Clarise Foster - Editorial Notes

Excerpt

Green is certainly good, necessary, and the colour of new foliage—but it is also the colour of jealousy, and greed. It represents the contradictions that the human imagination has given it in whatever language it is named. If I had to give poetry a colour, I would offer up the colour of patience, which for me would also be green, the vibrant shade of green I associate with the magnificent and wise heft of the tall elms that grow along the street where I live. Trees that I imagine somehow gracefully manage to reconcile a long-lived past with a sometimes turbulent present and keep on growing.

I think it was Kermit the Frog who said, “It isn’t easy being green,” and as we all know, being a poet can be at times a fate worse than watching paint dry. So why then do we do it?

In Catherine Hunter’s essay, she talks about soldiers in the midst of war-time violence reading soiled pages of poetry they’ve kept with them in an attempt to maintain both their sanity and humanity.

Today we live in a world where financial success, despite all of our green awareness, is predicated on the belief that it is human nature to waste, and not only our material possessions. A great deal of time and resources is invested to get us to squander those traits that do not support the continuation of a global consumer-based economy: traits like memory, patience, and creative imagination.

In this issue you will find a range of writing about the environment and poetry, an interview, essays, and poetry that speak to both the complexity of human nature and poetry.
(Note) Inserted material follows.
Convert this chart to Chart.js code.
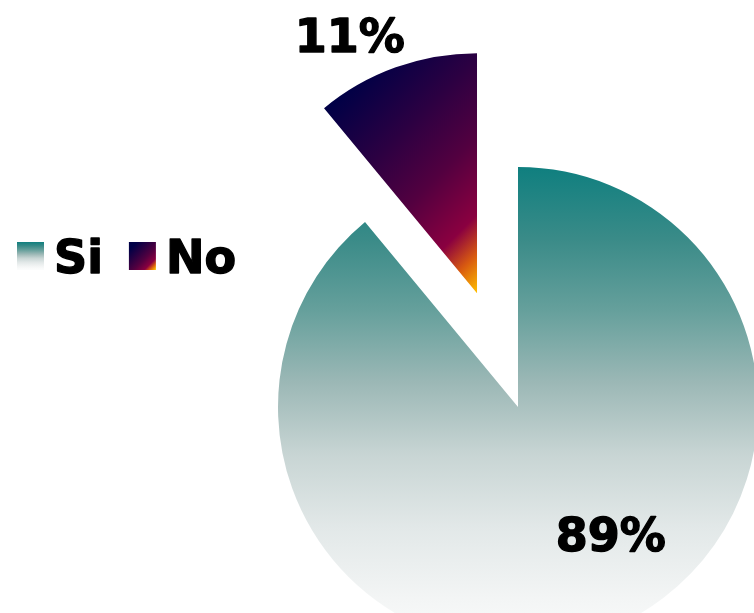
<!DOCTYPE html>
<html>
<head>
<meta charset="utf-8">
<title>Si / No</title>
<script src="https://cdn.jsdelivr.net/npm/chart.js@4.4.1/dist/chart.umd.min.js"></script>
<style>
  html, body { margin: 0; padding: 0; background: #fff; }
  #box { width: 754px; height: 613px; overflow: hidden; }
</style>
</head>
<body>
<div id="box"><canvas id="myChart" width="754" height="613"></canvas></div>
<script>
const labels = ["Si", "No"];
const values = [89, 11];
const explode = [0, 121];   // how far each slice is pulled out, px

const pieRadius = 240;
const fontLabel = 'bold 46px "DejaVu Sans"';

// gradient stops
const siStops = [[0, "#0f7f7f"], [0.15, "#3a8b88"], [0.3, "#66a09c"], [0.45, "#9cb8b6"],
                 [0.6, "#c8d5d4"], [0.75, "#e2e8e8"], [0.9, "#f3f5f5"], [1, "#fbfcfc"]];
const noStops = [[0, "#000046"], [0.15, "#000046"], [0.4, "#2c0042"], [0.6, "#520040"],
                 [0.8, "#8a0040"], [0.9, "#d85a10"], [1, "#ffc000"]];

function addStops(grad, stops) {
  stops.forEach(s => grad.addColorStop(s[0], s[1]));
  return grad;
}

// where slice i sits after being pulled out
function sliceGeometry(chart, i) {
  const area = chart.chartArea;
  const cx = (area.left + area.right) / 2;
  const cy = (area.top + area.bottom) / 2;
  const total = values.reduce((a, b) => a + b, 0);
  let start = -Math.PI / 2;
  for (let k = 0; k < i; k++) start += values[k] / total * Math.PI * 2;
  const end = start + values[i] / total * Math.PI * 2;
  const mid = (start + end) / 2;
  return {
    x: cx + Math.cos(mid) * explode[i],
    y: cy + Math.sin(mid) * explode[i],
    start, end, mid
  };
}

function sliceFill(context) {
  const chart = context.chart;
  if (!chart.chartArea) return "#888";
  const i = context.dataIndex;
  const g = sliceGeometry(chart, i);
  const ctx = chart.ctx;
  if (i === 0) {
    return addStops(ctx.createLinearGradient(0, g.y - pieRadius, 0, g.y + pieRadius), siStops);
  }
  // bounding box of the sector, then a 45 degree gradient across it
  let xs = [g.x], ys = [g.y];
  for (let s = 0; s <= 20; s++) {
    const a = g.start + (g.end - g.start) * s / 20;
    xs.push(g.x + Math.cos(a) * pieRadius);
    ys.push(g.y + Math.sin(a) * pieRadius);
  }
  const left = Math.min(...xs), top = Math.min(...ys);
  const w = Math.max(...xs) - left, h = Math.max(...ys) - top;
  const d = (w + h) / 2;
  return addStops(ctx.createLinearGradient(left, top, left + d, top + d), noStops);
}

// pull slices out by moving the arc elements while they are drawn
const explodePlugin = {
  id: "explode",
  beforeDatasetsDraw(chart) {
    chart.getDatasetMeta(0).data.forEach((arc, i) => {
      const mid = (arc.startAngle + arc.endAngle) / 2;
      arc.x += Math.cos(mid) * explode[i];
      arc.y += Math.sin(mid) * explode[i];
    });
  },
  afterDatasetsDraw(chart) {
    chart.getDatasetMeta(0).data.forEach((arc, i) => {
      const mid = (arc.startAngle + arc.endAngle) / 2;
      arc.x -= Math.cos(mid) * explode[i];
      arc.y -= Math.sin(mid) * explode[i];
    });
  }
};

// bold text, a bit heavier than the font gives
function heavyText(ctx, txt, x, y) {
  ctx.fillText(txt, x, y);
  ctx.strokeText(txt, x, y);
}

const percentLabels = {
  id: "percentLabels",
  afterDraw(chart, args, opts) {
    const ctx = chart.ctx;
    const total = values.reduce((a, b) => a + b, 0);
    ctx.save();
    ctx.font = fontLabel;
    ctx.fillStyle = "#000";
    ctx.strokeStyle = "#000";
    ctx.lineWidth = 1.4;
    ctx.lineJoin = "round";
    ctx.textAlign = "center";
    ctx.textBaseline = "alphabetic";
    values.forEach((v, i) => {
      const g = sliceGeometry(chart, i);
      const p = opts.place[i];
      const a = g.mid + p.turn * Math.PI / 180;
      const x = g.x + Math.cos(a) * pieRadius * p.radius;
      const y = g.y + Math.sin(a) * pieRadius * p.radius;
      heavyText(ctx, Math.round(v / total * 100) + "%", x, y + 16.8);
    });
    ctx.restore();
  }
};

const sideLegend = {
  id: "sideLegend",
  afterDraw(chart, args, opts) {
    const ctx = chart.ctx;
    ctx.save();
    ctx.font = fontLabel;
    ctx.textBaseline = "alphabetic";
    ctx.strokeStyle = "#000";
    ctx.lineWidth = 1.4;
    ctx.lineJoin = "round";
    let x = opts.left;
    labels.forEach((lab, i) => {
      const sw = opts.box;
      let grad;
      if (i === 0) {
        grad = addStops(ctx.createLinearGradient(0, opts.top, 0, opts.top + sw), siStops);
      } else {
        grad = addStops(ctx.createLinearGradient(x, opts.top, x + sw, opts.top + sw), noStops);
      }
      ctx.fillStyle = grad;
      ctx.fillRect(x, opts.top, sw, sw + 1);
      x += sw + 10;
      ctx.fillStyle = "#000";
      heavyText(ctx, lab, x, opts.baseline);
      x += ctx.measureText(lab).width + 26;
    });
    ctx.restore();
  }
};

const config = {
  type: "pie",
  data: {
    labels: labels,
    datasets: [
      {
        data: values,
        backgroundColor: sliceFill,
        borderWidth: 0,
        radius: pieRadius
      }
    ]
  },
  options: {
    responsive: false,
    animation: false,
    events: [],
    layout: { padding: { left: 282, top: 201, right: 0, bottom: 0 } },
    plugins: {
      legend: { display: false },
      tooltip: { enabled: false },
      percentLabels: { place: [{ radius: 0.655, turn: -16.4 }, { radius: 1.2, turn: -6.4 }] },
      sideLegend: { left: 17, top: 242, box: 27, baseline: 273 }
    }
  },
  plugins: [explodePlugin, percentLabels, sideLegend]
};

const myChart = new Chart(document.getElementById("myChart"), config);
</script>
</body>
</html>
Like the colour green, contradictions are a part of all nature, and the greatest contribution poetry and an issue of a literary magazine like CV2 can offer to saving the planet is to remind us of the true resource of human nature, our ability to persevere, challenge ourselves—like the elms along the street where I live—and gracefully accept the lessons of the past and with that experience face the challenges of the present, and continue to grow.